GIVEN REQUEST =>
Retype word for word the first line of the listing and each line after it up to the line with "const carrierPeriod = 0.08;", with the pictures taken out.

DATASET CONTENT =>
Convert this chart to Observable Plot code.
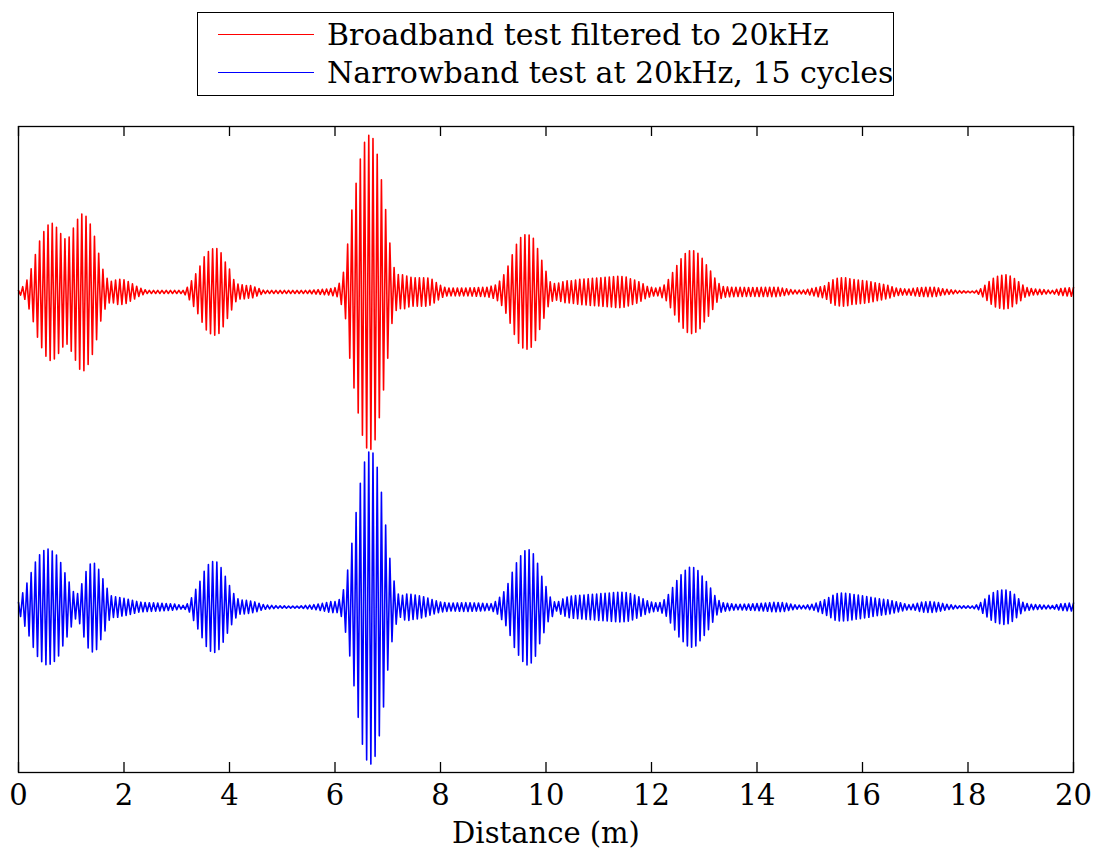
<!DOCTYPE html>
<html>
<head>
<meta charset="utf-8">
<script src="https://cdn.jsdelivr.net/npm/d3@7"></script>
<script src="https://cdn.jsdelivr.net/npm/@observablehq/plot@0.6"></script>
<style>
  body { margin: 0; background: #fff; }
  #wrap { position: relative; width: 1099px; height: 858px; font-family: "DejaVu Serif", serif; }
  #legend { position: absolute; left: 197px; top: 12px; width: 697px; height: 84px; border: 1.3px solid #000; box-sizing: border-box; background: #fff; }
  .sw { position: absolute; left: 20px; width: 96px; height: 0; border-top: 1.5px solid; }
  .lt { position: absolute; left: 129px; font-size: 30px; line-height: 34px; white-space: nowrap; color: #000; }
</style>
</head>
<body>
<div id="wrap"></div>
<script>
// ---- Data ----
const seriesNames = ["Broadband test filtered to 20kHz", "Narrowband test at 20kHz, 15 cycles"];
const seriesColors = ["#ff0000", "#0000ff"];
const seriesOffsets = [1, -1];
const xTicks = [0, 2, 4, 6, 8, 10, 12, 14, 16, 18, 20];
const carrierPeriod = 0.08; // metres per visible oscillation cycle

// envelope [distance (m), peak amplitude] of the broadband (red) trace
const redEnvelope = [
  [0,0.01],[0.04,0.02],[0.13,0.05],[0.215,0.12],[0.29,0.2],[0.37,0.3],[0.46,0.37],[0.54,0.42],[0.62,0.44],
  [0.70,0.42],[0.78,0.38],[0.86,0.34],[0.935,0.33],[1.005,0.38],[1.09,0.44],[1.16,0.49],[1.24,0.5],
  [1.33,0.455],[1.415,0.385],[1.49,0.29],[1.57,0.17],[1.65,0.1],[1.73,0.065],[1.80,0.07],[1.87,0.08],
  [1.95,0.08],[2.03,0.075],[2.11,0.06],[2.19,0.047],[2.27,0.03],[2.34,0.02],[2.44,0.01],[3.13,0.01],
  [3.2,0.03],[3.29,0.075],[3.37,0.12],[3.45,0.17],[3.53,0.23],[3.61,0.26],[3.69,0.275],[3.77,0.275],
  [3.85,0.245],[3.92,0.19],[4.01,0.14],[4.09,0.07],[4.18,0.045],[4.26,0.045],[4.34,0.04],[4.42,0.04],
  [4.49,0.03],[4.57,0.02],[4.65,0.01],[5.16,0.01],[5.5,0.01],[5.9,0.02],[6.04,0.03],[6.12,0.08],
  [6.2,0.17],[6.26,0.37],[6.34,0.57],[6.43,0.75],[6.51,0.9],[6.6,0.99],[6.69,1.0],[6.77,0.93],
  [6.85,0.78],[6.93,0.6],[7.0,0.42],[7.08,0.2],[7.15,0.12],[7.23,0.105],[7.3,0.11],[7.4,0.095],
  [7.49,0.09],[7.62,0.09],[7.75,0.09],[7.84,0.08],[7.94,0.055],[8.03,0.035],[8.13,0.025],[8.5,0.025],
  [8.89,0.03],[9.05,0.045],[9.14,0.075],[9.22,0.12],[9.3,0.18],[9.37,0.245],[9.45,0.31],[9.53,0.35],
  [9.61,0.365],[9.69,0.36],[9.76,0.34],[9.83,0.285],[9.91,0.21],[9.99,0.14],[10.07,0.065],[10.18,0.05],
  [10.28,0.06],[10.37,0.07],[10.47,0.07],[10.65,0.08],[10.84,0.085],[11.03,0.09],[11.22,0.095],
  [11.38,0.1],[11.51,0.095],[11.63,0.08],[11.73,0.07],[11.82,0.055],[11.92,0.035],[12.05,0.025],
  [12.14,0.025],[12.27,0.05],[12.35,0.095],[12.43,0.14],[12.52,0.19],[12.6,0.23],[12.69,0.26],
  [12.77,0.265],[12.85,0.255],[12.93,0.23],[13.0,0.19],[13.09,0.15],[13.17,0.105],[13.24,0.065],
  [13.34,0.035],[13.5,0.03],[13.88,0.028],[14.38,0.03],[14.7,0.012],[14.89,0.012],[15.08,0.025],
  [15.3,0.04],[15.39,0.07],[15.49,0.085],[15.58,0.09],[15.68,0.09],[15.8,0.08],[15.93,0.075],
  [16.06,0.07],[16.22,0.06],[16.37,0.05],[16.5,0.04],[16.63,0.025],[16.75,0.02],[16.88,0.018],
  [17.0,0.025],[17.19,0.03],[17.38,0.03],[17.51,0.02],[17.64,0.015],[17.83,0.008],[18.02,0.005],
  [18.14,0.007],[18.24,0.02],[18.33,0.045],[18.43,0.075],[18.52,0.095],[18.62,0.105],[18.71,0.11],
  [18.81,0.1],[18.9,0.08],[19.0,0.055],[19.09,0.03],[19.22,0.02],[19.41,0.015],[19.6,0.01],
  [19.72,0.02],[19.85,0.025],[20.0,0.028]
];

// envelope [distance (m), peak amplitude] of the narrowband (blue) trace
const blueEnvelope = [
  [0,0.03],[0.04,0.06],[0.13,0.13],[0.215,0.195],[0.29,0.265],[0.37,0.32],[0.46,0.355],[0.54,0.37],
  [0.62,0.36],[0.70,0.34],[0.78,0.3],[0.86,0.23],[0.935,0.18],[1.02,0.11],[1.09,0.07],[1.16,0.105],
  [1.24,0.19],[1.32,0.26],[1.40,0.285],[1.48,0.27],[1.57,0.2],[1.65,0.145],[1.73,0.075],[1.81,0.065],
  [1.88,0.065],[1.96,0.057],[2.04,0.053],[2.12,0.047],[2.28,0.032],[2.44,0.028],[2.69,0.025],
  [2.94,0.02],[3.13,0.01],[3.23,0.025],[3.29,0.065],[3.37,0.12],[3.45,0.17],[3.53,0.235],[3.61,0.275],
  [3.69,0.29],[3.77,0.285],[3.85,0.245],[3.92,0.195],[4.01,0.13],[4.09,0.08],[4.18,0.045],[4.34,0.042],
  [4.49,0.032],[4.65,0.015],[4.9,0.008],[5.3,0.006],[5.6,0.015],[5.79,0.025],[5.91,0.035],[6.04,0.035],
  [6.12,0.06],[6.2,0.16],[6.28,0.31],[6.36,0.5],[6.44,0.7],[6.52,0.87],[6.6,0.97],[6.69,1.0],
  [6.77,0.94],[6.85,0.8],[6.93,0.61],[7.0,0.4],[7.08,0.22],[7.17,0.095],[7.24,0.065],[7.3,0.08],
  [7.39,0.085],[7.46,0.08],[7.56,0.075],[7.69,0.065],[7.84,0.047],[8.0,0.032],[8.19,0.025],[8.5,0.028],
  [8.76,0.025],[8.95,0.02],[9.07,0.04],[9.15,0.075],[9.23,0.11],[9.32,0.18],[9.39,0.25],[9.48,0.305],
  [9.57,0.35],[9.65,0.37],[9.74,0.35],[9.82,0.3],[9.9,0.21],[9.99,0.14],[10.07,0.065],[10.12,0.06],
  [10.18,0.02],[10.28,0.045],[10.37,0.06],[10.47,0.07],[10.65,0.075],[10.84,0.08],[11.03,0.085],
  [11.22,0.09],[11.41,0.095],[11.57,0.09],[11.69,0.075],[11.79,0.06],[11.92,0.04],[12.01,0.03],
  [12.14,0.025],[12.27,0.053],[12.35,0.095],[12.43,0.14],[12.52,0.19],[12.6,0.22],[12.69,0.25],
  [12.77,0.255],[12.85,0.245],[12.93,0.21],[13.0,0.18],[13.09,0.14],[13.17,0.09],[13.24,0.05],
  [13.34,0.028],[13.62,0.017],[13.88,0.02],[14.13,0.025],[14.32,0.03],[14.51,0.028],[14.7,0.015],
  [14.89,0.01],[15.08,0.02],[15.24,0.04],[15.36,0.06],[15.49,0.085],[15.61,0.09],[15.74,0.085],
  [15.93,0.075],[16.12,0.065],[16.31,0.053],[16.5,0.045],[16.69,0.03],[16.88,0.015],[17.0,0.02],
  [17.13,0.032],[17.29,0.035],[17.45,0.028],[17.61,0.017],[17.83,0.008],[18.08,0.007],[18.2,0.017],
  [18.3,0.045],[18.4,0.075],[18.49,0.095],[18.58,0.105],[18.68,0.11],[18.77,0.105],[18.87,0.085],
  [18.96,0.053],[19.06,0.025],[19.22,0.017],[19.41,0.013],[19.6,0.01],[19.75,0.02],[19.91,0.025],
  [20.0,0.025]
];

// ---- Build the oscillating traces: alternate crests/troughs following the envelope ----
function envAt(env, d) {
  const i = d3.bisector(p => p[0]).right(env, d);
  if (i <= 0) return env[0][1];
  if (i >= env.length) return env[env.length - 1][1];
  const [d0, a0] = env[i - 1], [d1, a1] = env[i];
  return a0 + (a1 - a0) * (d - d0) / (d1 - d0);
}
function trace(env, offset, name) {
  const half = carrierPeriod / 2;
  const n = Math.round(20 / half);
  const pts = [];
  for (let k = 0; k <= n; k++) {
    const d = k * half;
    const s = (k % 2 === 0) ? 1 : -1;
    pts.push({series: name, d, v: offset + s * envAt(env, d)});
  }
  return pts;
}
const redTrace = trace(redEnvelope, seriesOffsets[0], seriesNames[0]);
const blueTrace = trace(blueEnvelope, seriesOffsets[1], seriesNames[1]);

const W = 1099, H = 858;
const mTop = 126, mBottom = 86, mLeft = 18, mRight = 26;
const innerH = H - mTop - mBottom;

const chart = Plot.plot({
  width: W, height: H,
  marginTop: mTop, marginBottom: mBottom, marginLeft: mLeft, marginRight: mRight,
  style: {fontFamily: "DejaVu Serif, serif", fontSize: "29px", color: "#000", background: "#fff"},
  x: {domain: [0, 20], axis: null},
  y: {domain: [-2.05, 2.05], axis: null},
  marks: [
    Plot.line(redTrace, {x: "d", y: "v", stroke: seriesColors[0], strokeWidth: 1.6}),
    Plot.line(blueTrace, {x: "d", y: "v", stroke: seriesColors[1], strokeWidth: 1.6}),
    Plot.tickX(xTicks, {x: d => d, insetTop: innerH - 10, stroke: "#000", strokeWidth: 1.3}),
    Plot.tickX(xTicks, {x: d => d, insetBottom: innerH - 10, stroke: "#000", strokeWidth: 1.3}),
    Plot.axisX(xTicks, {anchor: "bottom", tickSize: 0, tickPadding: 12, fontSize: 29, label: null}),
    Plot.text(["Distance (m)"], {frameAnchor: "bottom", dy: 61, lineAnchor: "middle", fontSize: 29, fill: "#000"}),
    Plot.frame({stroke: "#000", strokeWidth: 1.3})
  ]
});

const wrap = document.getElementById("wrap");
wrap.appendChild(chart);

const legend = document.createElement("div");
legend.id = "legend";
const rowCenters = [22, 60];
seriesNames.forEach((name, i) => {
  const sw = document.createElement("div");
  sw.className = "sw";
  sw.style.top = (rowCenters[i] - 1) + "px";
  sw.style.borderTopColor = seriesColors[i];
  legend.appendChild(sw);
  const t = document.createElement("div");
  t.className = "lt";
  t.style.top = (rowCenters[i] - 17) + "px";
  t.textContent = name;
  legend.appendChild(t);
});
wrap.appendChild(legend);
</script>
</body>
</html>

EXERCISE RESULT =>
Convert this chart to Observable Plot code.
<!DOCTYPE html>
<html>
<head>
<meta charset="utf-8">
<script src="https://cdn.jsdelivr.net/npm/d3@7"></script>
<script src="https://cdn.jsdelivr.net/npm/@observablehq/plot@0.6"></script>
<style>
  body { margin: 0; background: #fff; }
  #wrap { position: relative; width: 1099px; height: 858px; font-family: "DejaVu Serif", serif; }
  #legend { position: absolute; left: 197px; top: 12px; width: 697px; height: 84px; border: 1.3px solid #000; box-sizing: border-box; background: #fff; }
  .sw { position: absolute; left: 20px; width: 96px; height: 0; border-top: 1.5px solid; }
  .lt { position: absolute; left: 129px; font-size: 30px; line-height: 34px; white-space: nowrap; color: #000; }
</style>
</head>
<body>
<div id="wrap"></div>
<script>
// ---- Data ----
const seriesNames = ["Broadband test filtered to 20kHz", "Narrowband test at 20kHz, 15 cycles"];
const seriesColors = ["#ff0000", "#0000ff"];
const seriesOffsets = [1, -1];
const xTicks = [0, 2, 4, 6, 8, 10, 12, 14, 16, 18, 20];
const carrierPeriod = 0.08; // metres per visible oscillation cycle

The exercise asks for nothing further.